WHAT IS ASKED :: Repeat the material exactly from its first line to the line that includes "part for part". Skip pictures.

COLLECTED DATA ::
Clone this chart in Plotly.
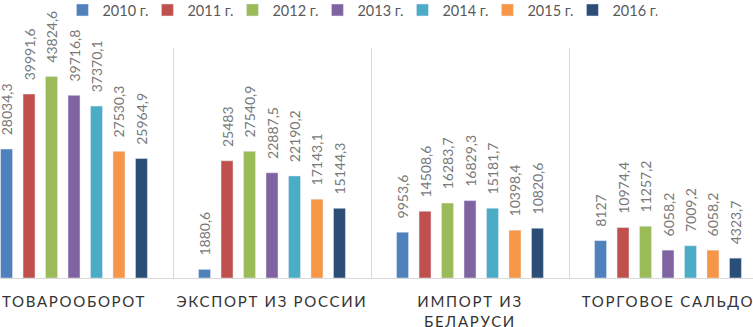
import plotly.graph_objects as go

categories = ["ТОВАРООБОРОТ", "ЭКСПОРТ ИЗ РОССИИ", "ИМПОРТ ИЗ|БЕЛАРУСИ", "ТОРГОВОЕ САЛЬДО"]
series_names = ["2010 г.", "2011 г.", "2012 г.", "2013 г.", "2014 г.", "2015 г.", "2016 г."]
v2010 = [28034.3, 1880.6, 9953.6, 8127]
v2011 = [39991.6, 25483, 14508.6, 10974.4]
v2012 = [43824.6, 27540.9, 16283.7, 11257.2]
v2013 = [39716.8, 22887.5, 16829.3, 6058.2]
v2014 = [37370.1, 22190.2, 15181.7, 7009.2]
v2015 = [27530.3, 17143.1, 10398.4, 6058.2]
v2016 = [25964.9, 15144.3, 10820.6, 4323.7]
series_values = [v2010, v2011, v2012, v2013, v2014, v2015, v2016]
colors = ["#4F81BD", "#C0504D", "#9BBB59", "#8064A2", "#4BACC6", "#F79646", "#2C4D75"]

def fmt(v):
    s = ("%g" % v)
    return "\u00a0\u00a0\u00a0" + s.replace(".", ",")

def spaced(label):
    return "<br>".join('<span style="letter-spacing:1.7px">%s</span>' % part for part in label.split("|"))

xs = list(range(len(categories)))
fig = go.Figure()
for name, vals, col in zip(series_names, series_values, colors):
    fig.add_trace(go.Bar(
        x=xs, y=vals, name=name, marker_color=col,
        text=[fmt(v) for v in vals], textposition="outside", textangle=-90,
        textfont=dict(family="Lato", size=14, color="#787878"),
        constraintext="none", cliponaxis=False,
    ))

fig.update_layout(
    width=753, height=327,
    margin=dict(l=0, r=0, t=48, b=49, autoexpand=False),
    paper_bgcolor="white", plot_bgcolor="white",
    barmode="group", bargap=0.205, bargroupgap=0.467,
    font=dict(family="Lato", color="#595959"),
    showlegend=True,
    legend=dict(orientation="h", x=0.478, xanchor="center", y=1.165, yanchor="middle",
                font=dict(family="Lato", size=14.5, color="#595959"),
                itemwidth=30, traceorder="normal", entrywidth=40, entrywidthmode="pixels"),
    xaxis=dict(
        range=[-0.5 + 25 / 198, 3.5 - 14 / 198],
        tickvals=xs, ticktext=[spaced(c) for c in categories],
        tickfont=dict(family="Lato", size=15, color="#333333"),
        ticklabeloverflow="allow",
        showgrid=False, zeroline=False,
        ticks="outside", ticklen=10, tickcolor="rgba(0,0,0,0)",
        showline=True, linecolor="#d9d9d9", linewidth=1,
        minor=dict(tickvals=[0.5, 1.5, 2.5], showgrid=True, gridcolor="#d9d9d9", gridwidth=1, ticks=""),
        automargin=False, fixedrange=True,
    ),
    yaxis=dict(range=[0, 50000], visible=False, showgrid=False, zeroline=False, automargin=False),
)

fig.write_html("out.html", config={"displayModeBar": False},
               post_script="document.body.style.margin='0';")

RESULT OF THE EXERCISE ::
Clone this chart in Plotly.
import plotly.graph_objects as go

categories = ["ТОВАРООБОРОТ", "ЭКСПОРТ ИЗ РОССИИ", "ИМПОРТ ИЗ|БЕЛАРУСИ", "ТОРГОВОЕ САЛЬДО"]
series_names = ["2010 г.", "2011 г.", "2012 г.", "2013 г.", "2014 г.", "2015 г.", "2016 г."]
v2010 = [28034.3, 1880.6, 9953.6, 8127]
v2011 = [39991.6, 25483, 14508.6, 10974.4]
v2012 = [43824.6, 27540.9, 16283.7, 11257.2]
v2013 = [39716.8, 22887.5, 16829.3, 6058.2]
v2014 = [37370.1, 22190.2, 15181.7, 7009.2]
v2015 = [27530.3, 17143.1, 10398.4, 6058.2]
v2016 = [25964.9, 15144.3, 10820.6, 4323.7]
series_values = [v2010, v2011, v2012, v2013, v2014, v2015, v2016]
colors = ["#4F81BD", "#C0504D", "#9BBB59", "#8064A2", "#4BACC6", "#F79646", "#2C4D75"]

def fmt(v):
    s = ("%g" % v)
    return "\u00a0\u00a0\u00a0" + s.replace(".", ",")

def spaced(label):
    return "<br>".join('<span style="letter-spacing:1.7px">%s</span>' % part for part in label.split("|"))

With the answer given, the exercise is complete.